Copy all the material that follows, keeping every character the same.

────────────────────

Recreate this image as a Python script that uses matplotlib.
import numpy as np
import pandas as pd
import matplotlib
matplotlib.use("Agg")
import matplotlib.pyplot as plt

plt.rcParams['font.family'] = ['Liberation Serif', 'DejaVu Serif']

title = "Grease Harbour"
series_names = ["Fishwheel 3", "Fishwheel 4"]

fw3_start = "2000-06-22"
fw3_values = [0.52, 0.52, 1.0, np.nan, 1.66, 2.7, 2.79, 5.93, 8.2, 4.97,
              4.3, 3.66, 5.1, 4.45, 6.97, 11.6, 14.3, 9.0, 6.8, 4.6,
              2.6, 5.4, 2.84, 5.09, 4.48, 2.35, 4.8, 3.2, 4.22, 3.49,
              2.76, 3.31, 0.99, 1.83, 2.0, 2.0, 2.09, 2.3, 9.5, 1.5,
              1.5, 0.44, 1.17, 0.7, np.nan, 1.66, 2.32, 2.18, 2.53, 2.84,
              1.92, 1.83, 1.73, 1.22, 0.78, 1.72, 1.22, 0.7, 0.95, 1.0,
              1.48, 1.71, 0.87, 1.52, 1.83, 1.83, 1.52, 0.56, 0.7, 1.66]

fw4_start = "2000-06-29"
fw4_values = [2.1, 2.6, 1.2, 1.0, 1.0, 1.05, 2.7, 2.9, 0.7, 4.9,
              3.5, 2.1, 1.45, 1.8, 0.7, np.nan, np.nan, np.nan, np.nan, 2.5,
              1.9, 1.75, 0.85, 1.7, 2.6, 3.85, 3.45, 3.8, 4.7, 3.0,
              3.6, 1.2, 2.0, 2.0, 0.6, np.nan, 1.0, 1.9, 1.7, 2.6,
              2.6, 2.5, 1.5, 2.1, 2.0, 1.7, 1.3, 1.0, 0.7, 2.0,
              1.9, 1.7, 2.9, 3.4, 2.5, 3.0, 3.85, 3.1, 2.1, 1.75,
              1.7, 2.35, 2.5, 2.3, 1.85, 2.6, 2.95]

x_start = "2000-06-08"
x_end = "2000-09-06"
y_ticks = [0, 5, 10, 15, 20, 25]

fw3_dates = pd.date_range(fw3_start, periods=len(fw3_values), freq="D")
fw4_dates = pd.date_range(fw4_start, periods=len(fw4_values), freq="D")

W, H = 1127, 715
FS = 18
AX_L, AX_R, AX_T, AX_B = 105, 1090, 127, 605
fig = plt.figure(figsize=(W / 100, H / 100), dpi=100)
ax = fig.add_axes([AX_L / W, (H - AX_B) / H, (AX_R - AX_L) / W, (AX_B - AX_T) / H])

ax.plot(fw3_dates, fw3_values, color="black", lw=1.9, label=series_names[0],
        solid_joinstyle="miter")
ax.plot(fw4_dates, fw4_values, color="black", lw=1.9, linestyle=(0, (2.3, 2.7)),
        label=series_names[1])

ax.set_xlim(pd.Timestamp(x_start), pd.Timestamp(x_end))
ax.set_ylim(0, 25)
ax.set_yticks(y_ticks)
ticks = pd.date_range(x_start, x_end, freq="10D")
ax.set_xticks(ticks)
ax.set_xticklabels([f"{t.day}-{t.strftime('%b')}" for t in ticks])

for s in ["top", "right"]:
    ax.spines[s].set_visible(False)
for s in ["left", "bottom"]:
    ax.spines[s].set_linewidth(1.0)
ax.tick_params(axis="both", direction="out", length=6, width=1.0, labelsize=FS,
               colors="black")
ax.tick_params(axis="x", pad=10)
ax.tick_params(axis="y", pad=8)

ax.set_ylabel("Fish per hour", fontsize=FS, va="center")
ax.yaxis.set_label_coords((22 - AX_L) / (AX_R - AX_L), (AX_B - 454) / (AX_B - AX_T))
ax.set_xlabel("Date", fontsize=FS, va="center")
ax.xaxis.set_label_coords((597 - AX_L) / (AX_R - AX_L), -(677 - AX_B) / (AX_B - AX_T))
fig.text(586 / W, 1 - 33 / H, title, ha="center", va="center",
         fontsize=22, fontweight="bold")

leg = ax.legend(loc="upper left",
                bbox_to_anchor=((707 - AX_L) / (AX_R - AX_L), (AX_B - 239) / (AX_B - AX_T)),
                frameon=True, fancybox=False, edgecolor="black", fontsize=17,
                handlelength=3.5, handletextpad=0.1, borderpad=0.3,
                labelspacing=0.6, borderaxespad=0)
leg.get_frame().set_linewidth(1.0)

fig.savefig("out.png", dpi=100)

────────────────────

## EXERCISE OUTPUT
Recreate this image as a Python script that uses matplotlib.
import numpy as np
import pandas as pd
import matplotlib
matplotlib.use("Agg")
import matplotlib.pyplot as plt

plt.rcParams['font.family'] = ['Liberation Serif', 'DejaVu Serif']

title = "Grease Harbour"
series_names = ["Fishwheel 3", "Fishwheel 4"]

fw3_start = "2000-06-22"
fw3_values = [0.52, 0.52, 1.0, np.nan, 1.66, 2.7, 2.79, 5.93, 8.2, 4.97,
              4.3, 3.66, 5.1, 4.45, 6.97, 11.6, 14.3, 9.0, 6.8, 4.6,
              2.6, 5.4, 2.84, 5.09, 4.48, 2.35, 4.8, 3.2, 4.22, 3.49,
              2.76, 3.31, 0.99, 1.83, 2.0, 2.0, 2.09, 2.3, 9.5, 1.5,
              1.5, 0.44, 1.17, 0.7, np.nan, 1.66, 2.32, 2.18, 2.53, 2.84,
              1.92, 1.83, 1.73, 1.22, 0.78, 1.72, 1.22, 0.7, 0.95, 1.0,
              1.48, 1.71, 0.87, 1.52, 1.83, 1.83, 1.52, 0.56, 0.7, 1.66]

fw4_start = "2000-06-29"
fw4_values = [2.1, 2.6, 1.2, 1.0, 1.0, 1.05, 2.7, 2.9, 0.7, 4.9,
              3.5, 2.1, 1.45, 1.8, 0.7, np.nan, np.nan, np.nan, np.nan, 2.5,
              1.9, 1.75, 0.85, 1.7, 2.6, 3.85, 3.45, 3.8, 4.7, 3.0,
              3.6, 1.2, 2.0, 2.0, 0.6, np.nan, 1.0, 1.9, 1.7, 2.6,
              2.6, 2.5, 1.5, 2.1, 2.0, 1.7, 1.3, 1.0, 0.7, 2.0,
              1.9, 1.7, 2.9, 3.4, 2.5, 3.0, 3.85, 3.1, 2.1, 1.75,
              1.7, 2.35, 2.5, 2.3, 1.85, 2.6, 2.95]

x_start = "2000-06-08"
x_end = "2000-09-06"
y_ticks = [0, 5, 10, 15, 20, 25]

fw3_dates = pd.date_range(fw3_start, periods=len(fw3_values), freq="D")
fw4_dates = pd.date_range(fw4_start, periods=len(fw4_values), freq="D")

W, H = 1127, 715
FS = 18
AX_L, AX_R, AX_T, AX_B = 105, 1090, 127, 605
fig = plt.figure(figsize=(W / 100, H / 100), dpi=100)
ax = fig.add_axes([AX_L / W, (H - AX_B) / H, (AX_R - AX_L) / W, (AX_B - AX_T) / H])

ax.plot(fw3_dates, fw3_values, color="black", lw=1.9, label=series_names[0],
        solid_joinstyle="miter")
ax.plot(fw4_dates, fw4_values, color="black", lw=1.9, linestyle=(0, (2.3, 2.7)),
        label=series_names[1])

ax.set_xlim(pd.Timestamp(x_start), pd.Timestamp(x_end))
ax.set_ylim(0, 25)
ax.set_yticks(y_ticks)
ticks = pd.date_range(x_start, x_end, freq="10D")
ax.set_xticks(ticks)
ax.set_xticklabels([f"{t.day}-{t.strftime('%b')}" for t in ticks])

for s in ["top", "right"]:
    ax.spines[s].set_visible(False)
for s in ["left", "bottom"]:
    ax.spines[s].set_linewidth(1.0)
ax.tick_params(axis="both", direction="out", length=6, width=1.0, labelsize=FS,
               colors="black")
ax.tick_params(axis="x", pad=10)
ax.tick_params(axis="y", pad=8)

ax.set_ylabel("Fish per hour", fontsize=FS, va="center")
ax.yaxis.set_label_coords((22 - AX_L) / (AX_R - AX_L), (AX_B - 454) / (AX_B - AX_T))
ax.set_xlabel("Date", fontsize=FS, va="center")
ax.xaxis.set_label_coords((597 - AX_L) / (AX_R - AX_L), -(677 - AX_B) / (AX_B - AX_T))
fig.text(586 / W, 1 - 33 / H, title, ha="center", va="center",
         fontsize=22, fontweight="bold")

leg = ax.legend(loc="upper left",
                bbox_to_anchor=((707 - AX_L) / (AX_R - AX_L), (AX_B - 239) / (AX_B - AX_T)),
                frameon=True, fancybox=False, edgecolor="black", fontsize=17,
                handlelength=3.5, handletextpad=0.1, borderpad=0.3,
                labelspacing=0.6, borderaxespad=0)
leg.get_frame().set_linewidth(1.0)

fig.savefig("out.png", dpi=100)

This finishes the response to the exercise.